Mark Carney, the Governor of the Bank of England, has met with business leaders in Carlisle.

He held a breakfast briefing at The Halston and among the invited guests was Julian Whittle, of Cumbria Chamber of Commerce.

He told Mr Carney, on behalf of the chamber, that Cumbria’s economy was in good shape but many businesses were ill-prepared for a no-deal Brexit.

Mr Whittle, the chamber’s business engagement manager, said: “He was keen to understand more about Cumbria’s economy and how businesses here are preparing for Brexit.

“In many ways Cumbria isn’t typical. Eden and South Lakeland have very low unemployment and our working-age population is shrinking. That makes it tough for employers to recruit staff.

“The strength of the nuclear and defence sectors here has made our economy resilient and less prone to cyclical swings.

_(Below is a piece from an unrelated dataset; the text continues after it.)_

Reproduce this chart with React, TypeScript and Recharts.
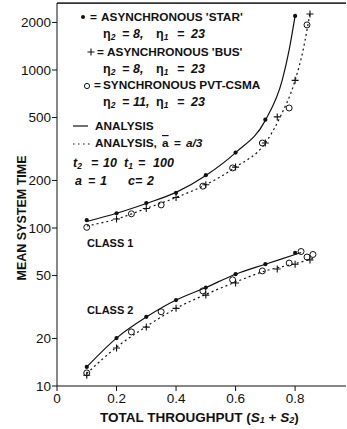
import React from "react";
import { ComposedChart, Line, Scatter, XAxis, YAxis, ReferenceLine } from "recharts";

// Mean system time vs total throughput, two priority classes (log y)

const W = 347;
const H = 429;
const INK = "#111";

const xTicks = [0, 0.2, 0.4, 0.6, 0.8];
const yTicks = [10, 20, 50, 100, 200, 500, 1000, 2000];

// analysis curves, class 1
const solid1: [number, number][] = [
  [0.1, 110], [0.2, 124], [0.3, 143], [0.4, 168], [0.5, 215], [0.6, 300],
  [0.7, 480], [0.757, 865], [0.78, 1340], [0.8, 2200],
];
const dotted1: [number, number][] = [
  [0.1, 103], [0.2, 114], [0.3, 133], [0.4, 156], [0.5, 188], [0.6, 243],
  [0.7, 345], [0.75, 505], [0.8, 860], [0.827, 1340], [0.85, 2300],
];

// analysis curves, class 2
const solid2: [number, number][] = [
  [0.1, 13.2], [0.2, 20.1], [0.3, 27.3], [0.4, 35], [0.5, 42], [0.6, 51],
  [0.7, 59], [0.8, 68], [0.82, 70],
];
const dotted2: [number, number][] = [
  [0.1, 12], [0.2, 17.6], [0.3, 23.8], [0.4, 31], [0.5, 38], [0.6, 45.5],
  [0.7, 53.5], [0.8, 59.5], [0.86, 64],
];

// simulation points
const star: [number, number][] = [
  [0.1, 112], [0.2, 124], [0.3, 144], [0.4, 167], [0.5, 216], [0.6, 300], [0.7, 485], [0.8, 2200],
  [0.1, 13.2], [0.2, 20.1], [0.3, 27.4], [0.4, 35], [0.5, 42], [0.6, 51], [0.7, 59], [0.8, 69.5],
];
const bus: [number, number][] = [
  [0.2, 114], [0.3, 133], [0.4, 156], [0.5, 188], [0.6, 243], [0.7, 345], [0.74, 505], [0.8, 860], [0.85, 2260],
  [0.1, 11.7], [0.2, 17.4], [0.3, 23.6], [0.4, 31], [0.5, 37.6], [0.6, 44.9], [0.74, 55], [0.8, 59], [0.85, 62.7],
];
const pvt: [number, number][] = [
  [0.1, 101], [0.25, 123], [0.35, 140], [0.49, 184], [0.59, 240], [0.69, 345], [0.78, 575], [0.84, 1930],
  [0.1, 12.1], [0.25, 22], [0.35, 29.5], [0.49, 40], [0.59, 47], [0.69, 53.5], [0.78, 60], [0.82, 71], [0.84, 65.5], [0.86, 68],
];

const pts = (a: [number, number][]) => a.map(([x, y]) => ({ x, y }));

const Dot = (p: any) => <circle cx={p.cx} cy={p.cy} r={2.1} fill={INK} />;
const Plus = (p: any) => (
  <path d={`M${p.cx - 3.5},${p.cy}h7M${p.cx},${p.cy - 3.5}v7`} stroke={INK} strokeWidth={1.1} />
);
const Ring = (p: any) => <circle cx={p.cx} cy={p.cy} r={3} fill="none" stroke={INK} strokeWidth={1} />;

const font = "'Liberation Sans', Arial, sans-serif";
const tickStyle = { fontSize: 13.5, fill: INK, fontFamily: font };
const lg = { fontSize: 11.8, fontWeight: 700, fill: INK, fontFamily: font } as const;
const it = { ...lg, fontSize: 12.5, fontStyle: "italic" } as const;

// one "η2 = 8,  η1 = 23" style row, pieces placed at fixed x
function EtaRow({ y, a, b }: { y: number; a: string; b: string }) {
  return (
    <text y={y} {...it}>
      <tspan x={103} fontStyle="normal">η</tspan>
      <tspan dy={3} fontSize={8.5}>2</tspan>
      <tspan x={122} dy={-3}>=</tspan>
      <tspan x={133}>{a}</tspan>
      <tspan x={156} fontStyle="normal">η</tspan>
      <tspan dy={3} fontSize={8.5}>1</tspan>
      <tspan x={177} dy={-3}>=</tspan>
      <tspan x={191}>{b}</tspan>
    </text>
  );
}

export default function App() {
  return (
    <div style={{ position: "absolute", left: 0, top: 0, width: W, height: H, background: "#fff" }}>
      <ComposedChart width={W} height={H} margin={{ top: 3, right: 1, bottom: 0, left: 0 }}>
        <XAxis
          type="number"
          dataKey="x"
          domain={[0, 0.971]}
          ticks={xTicks}
          tickFormatter={(v: number) => (v === 0 ? "0" : String(v))}
          stroke={INK}
          tick={tickStyle}
          tickSize={5}
          height={43}
          allowDataOverflow
        />
        <YAxis
          type="number"
          dataKey="y"
          scale="log"
          domain={[10, 2655]}
          ticks={yTicks}
          stroke={INK}
          tick={tickStyle}
          tickSize={5}
          tickMargin={1}
          width={57}
          allowDataOverflow
        />
        <YAxis
          yAxisId="r"
          orientation="right"
          type="number"
          scale="log"
          domain={[10, 2655]}
          ticks={yTicks}
          width={0}
          mirror
          axisLine={false}
          tick={false}
          tickSize={4}
          stroke={INK}
          allowDataOverflow
        />
        <ReferenceLine y={2650} stroke="#333" strokeWidth={1.6} ifOverflow="visible" />
        <Line data={pts(solid1)} dataKey="y" type="monotone" stroke={INK} strokeWidth={1.2} dot={false} isAnimationActive={false} />
        <Line data={pts(dotted1)} dataKey="y" type="monotone" stroke={INK} strokeWidth={1.2} strokeDasharray="2 3" dot={false} isAnimationActive={false} />
        <Line data={pts(solid2)} dataKey="y" type="monotone" stroke={INK} strokeWidth={1.2} dot={false} isAnimationActive={false} />
        <Line data={pts(dotted2)} dataKey="y" type="monotone" stroke={INK} strokeWidth={1.2} strokeDasharray="2 3" dot={false} isAnimationActive={false} />
        <Scatter data={pts(star)} dataKey="y" shape={Dot} isAnimationActive={false} />
        <Scatter data={pts(bus)} dataKey="y" shape={Plus} isAnimationActive={false} />
        <Scatter data={pts(pvt)} dataKey="y" shape={Ring} isAnimationActive={false} />
      </ComposedChart>

      <svg width={W} height={H} style={{ position: "absolute", left: 0, top: 0, pointerEvents: "none" }}>
        <g dominantBaseline="central">
          <circle cx={83} cy={17} r={2} fill={INK} />
          <text x={90} y={17} {...lg}>=</text>
          <text x={101} y={17} {...lg}>ASYNCHRONOUS 'STAR'</text>
          <EtaRow y={34} a="8," b="23" />

          <path d="M87.5,52h7M91,48.5v7" stroke={INK} strokeWidth={1.1} />
          <text x={97} y={52} {...lg}>=</text>
          <text x={107} y={52} {...lg}>ASYNCHRONOUS 'BUS'</text>
          <EtaRow y={69} a="8," b="23" />

          <circle cx={87} cy={86} r={2.6} fill="none" stroke={INK} strokeWidth={1} />
          <text x={94} y={85} {...lg}>=</text>
          <text x={103} y={85} {...lg}>SYNCHRONOUS PVT-CSMA</text>
          <EtaRow y={102} a="11," b="23" />

          <line x1={73} x2={88} y1={126} y2={126} stroke={INK} strokeWidth={1.2} />
          <text x={95} y={126} {...lg}>ANALYSIS</text>
          <line x1={73} x2={90} y1={144} y2={144} stroke={INK} strokeWidth={1.2} strokeDasharray="1.5 3.5" />
          <text y={143} {...lg}>
            <tspan x={95}>ANALYSIS,</tspan>
            <tspan x={162} textDecoration="overline">a</tspan>
            <tspan x={174}>=</tspan>
            <tspan x={186} fontStyle="italic">a/3</tspan>
          </text>

          <text y={163} {...it}>
            <tspan x={73}>t</tspan>
            <tspan dy={3} fontSize={8.5}>2</tspan>
            <tspan x={91} dy={-3}>=</tspan>
            <tspan x={103}>10</tspan>
            <tspan x={124}>t</tspan>
            <tspan dy={3} fontSize={8.5}>1</tspan>
            <tspan x={138} dy={-3}>=</tspan>
            <tspan x={153}>100</tspan>
          </text>
          <text y={181} {...it}>
            <tspan x={75}>a</tspan>
            <tspan x={88}>=</tspan>
            <tspan x={100}>1</tspan>
            <tspan x={128}>c=</tspan>
            <tspan x={147}>2</tspan>
          </text>

          <text x={87} y={243} {...lg} fontSize={11}>CLASS 1</text>
          <text x={87} y={310} {...lg} fontSize={11}>CLASS 2</text>
          <text y={417} {...lg} fontSize={13.5}>
            <tspan x={100}>TOTAL THROUGHPUT (</tspan>
            <tspan fontStyle="italic">S</tspan>
            <tspan dy={3} fontSize={9} fontStyle="italic">1</tspan>
            <tspan dy={-3}>{"\u00a0+\u00a0"}</tspan>
            <tspan fontStyle="italic">S</tspan>
            <tspan dy={3} fontSize={9} fontStyle="italic">2</tspan>
            <tspan dy={-3}>)</tspan>
          </text>
          <text x={22} y={218} {...lg} fontSize={12.5} textAnchor="middle" transform="rotate(-90 22 218)">
            MEAN SYSTEM TIME
          </text>
        </g>
      </svg>
    </div>
  );
}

“That said, we know from our recent Brexit-readiness survey that some Cumbrian businesses are worried by the prospect of the UK leaving the EU without deal.

“Less than half those who completed our survey had started Brexit preparations. And while 57 per cent expect Brexit to harm their prospects only 19 per cent think it will help them.

“Most of those are in the tourism sector where a further fall in the value of the pound could attract more overseas visitors while encouraging Brits to take holidays in the UK.”

Businesses completing the chamber’s survey raised concerns about the potential for tariffs, customs delays and increased paper work in the event of a no-deal Brexit.

Some complained that the weakness in the pound since the EU had pushed up the cost of imported goods and raw materials.

Those that had started Brexit preparations adopted a range of measures including pausing recruitment and investment, currency hedging and stockpiling supplies.

Some are targeting new export markets outside the EU or new customers they believe will be less vulnerable to Brexit.